Greinke had the best Left on Base Percentage among starters last season at 86.5 percent. Perhaps it’s due to bearing down with runners on, but let’s look at the defense behind him for a better sense of why his total was so high. The Dodgers had a solid unit last season, posting the 9th highest team defensive number according to FanGraphs at 33.5, although their Defensive Runs Saved (DRS) ranked 17th at -2, and their team Ultimate Zone Rating (UZR) ranked tied for 16th at 1.0. This suggests that they weren’t routinely bailing Greinke out.

FanGraphs’ Defensive number for the Diamondbacks was significantly higher at 53.8, which ranked third best, and they led all of baseball with 71 DRS in 2015. Their team UZR was also much higher at 23.8, which was third best. Greinke is getting a much better defense behind him, which could help make up for an almost inevitable regression in 2016.

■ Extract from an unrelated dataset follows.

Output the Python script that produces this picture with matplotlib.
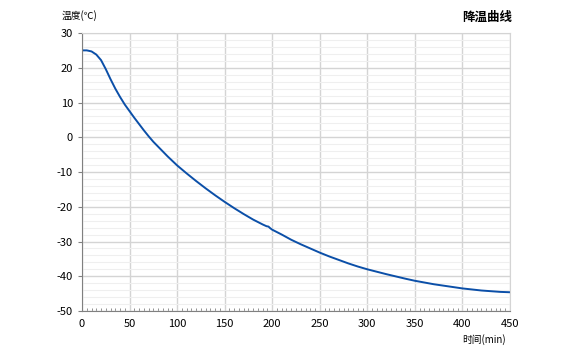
import matplotlib
matplotlib.use("Agg")
import matplotlib.pyplot as plt
from matplotlib.ticker import MultipleLocator

plt.rcParams['font.family'] = ['Noto Sans CJK SC', 'DejaVu Sans']
plt.rcParams['axes.unicode_minus'] = False

# time (min) vs temperature (C)
t = [0, 5, 10, 15, 20, 25, 30, 35, 40, 45, 50, 55, 60, 65, 70, 75, 80, 85, 90, 95,
     100, 110, 120, 130, 140, 150, 160, 170, 180, 190, 194, 196, 198, 200, 210, 220,
     230, 240, 250, 260, 270, 280, 290, 300, 320, 340, 350, 370, 400, 420, 440, 450]
temp = [25.0, 25.0, 24.7, 23.8, 22.2, 19.6, 16.7, 14.0, 11.6, 9.4, 7.5, 5.6, 3.8, 2.0,
        0.3, -1.3, -2.7, -4.1, -5.5, -6.8, -8.1, -10.4, -12.6, -14.7, -16.7, -18.6,
        -20.4, -22.1, -23.7, -25.1, -25.6, -25.7, -26.2, -26.6, -28.0, -29.5, -30.8,
        -32.0, -33.2, -34.3, -35.3, -36.3, -37.2, -38.0, -39.4, -40.7, -41.3, -42.3,
        -43.5, -44.1, -44.5, -44.6]

fig = plt.figure(figsize=(5.8, 3.5), dpi=100)
ax = fig.add_axes([0.1414, 0.1114, 0.7379, 0.7943])

ax.plot(t, temp, color='#0b4fa8', lw=1.4)

ax.set_xlim(0, 450)
ax.set_ylim(-50, 30)
ax.xaxis.set_major_locator(MultipleLocator(50))
ax.xaxis.set_minor_locator(MultipleLocator(5))
ax.yaxis.set_major_locator(MultipleLocator(10))
ax.yaxis.set_minor_locator(MultipleLocator(2))

ax.grid(which='major', color='#d4d4d4', lw=1.0)
ax.grid(which='minor', axis='y', color='#efefef', lw=0.8)
ax.set_axisbelow(True)

for s in ['top', 'right']:
    ax.spines[s].set_color('#d4d4d4')
for s in ['left', 'bottom']:
    ax.spines[s].set_color('#808080')

ax.tick_params(axis='both', which='major', labelsize=8, colors='#808080',
               labelcolor='black', length=3)
ax.tick_params(axis='x', which='major', length=0, pad=6)
ax.tick_params(axis='x', which='minor', direction='in', length=2, colors='#808080')
ax.tick_params(axis='y', which='minor', length=0)

fig.text(0.883, 0.95, '降温曲线', ha='right', va='center', fontsize=9, fontweight='bold')
fig.text(0.107, 0.955, '温度(℃)', ha='left', va='center', fontsize=7)
fig.text(0.872, 0.03, '时间(min)', ha='right', va='center', fontsize=7)

fig.savefig('out.png', dpi=100)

The last factor to examine is Greinke’s repertoire. The percent of changeups he’s thrown has increased each of the last three seasons, leading to a career high of 20.9 percent this past season, and well above his previous career high of 16.5 percent, which occurred in 2014. Perhaps this helped lead to a career high percentage of strikes that were swung at and missed at 12.0 percent, also the 13th best mark in 2015. He’s relied less and less on his fastball since coming to the Dodgers and has posted three of the four lowest ERAs of his career. I imagine this trend of more changeups will continue in Arizona.

Another Cy Young Coming?

It’s all but a given that Greinke will not replicate his 1.66 ERA with the Diamondbacks, so while he’s due for a regression, his stats don’t suggest that a major one is coming. That, paired with playing for an improved defense behind him, make me believe that another Cy Young caliber season is in store for the 32-year-old.

As fellow numberFire contributor John Stolnis pointed out, all that was missing from the Diamondbacks' playoff push last season was a decent starting rotation. Now that they have Greinke and Shelby Miller, the Diamondbacks seem poised to knock off the Dodgers in the National League West.